When people say they find that simple Latino dancing, or Cuban, or LA, or NY, is, for example, better for dancing "with" your partner, often this opinion is based on ignorance, maybe even sour grapes, of the other dances. If you don't try it, and can't do it, then it is more accurate to say "I don't know" if one style is better than another in this way or that.
Put it this way: Dance is always a minority interest. Remember that, even in Latino countries, even in Cuba, it is not true that everyone dances, let alone dances well. If a non-dancer were to negate dancing as a whole, we dancers would say "Try it, you can learn, you might enjoy it; otherwise you don't know if it's any good." The same applies to those Salseros of one style who negate another.
REASONS TO TRY MORE
I did some Bellydance classes to improve body movement. The more important lesson I learnt was to listen to the music better and express that in the dance. A Bellydancer does enjoy dancing alongside someone else, but their main focus is on the partnership of their body with the music. The more styles you learn, the better you enjoy your skill, your body movement, the feeling of partnering, and looking good. But, if dancing is your prime interest, the primary overall "partner" is really the music. Always dance “close to” the music and rhythms.

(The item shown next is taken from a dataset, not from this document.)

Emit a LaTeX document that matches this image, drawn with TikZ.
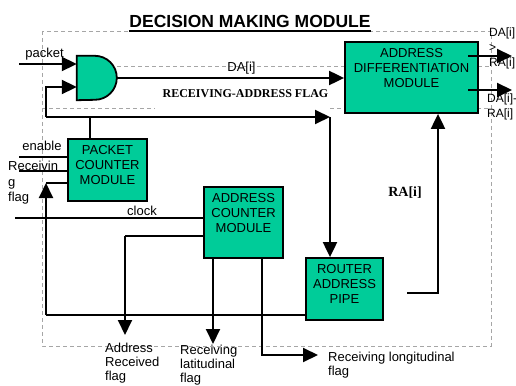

Other activities and learning can also help - get fit and supple through exercise or yoga; learn more about the music; learn totally different dances; travel; learn Spanish language and culture! The more you learn "the language" of dance - as many "dialects" as possible - the better you will be able to express yourself. At every level better technique is a springboard for more fun too. Just as we would encourage non-dancers to try to learn more, so should we.
Within Salsa, try all kinds. Try dancing simply, with feeling but without any turns at all. Do keep learning and practicing all CBL and Cuban styles from good teachers. Whatever style you prefer to come back to, it will improve as a result. Ensure that the Scottish Salsa scene is a thriving space for all. Celebrate and welcome all kinds - don't diss diversity.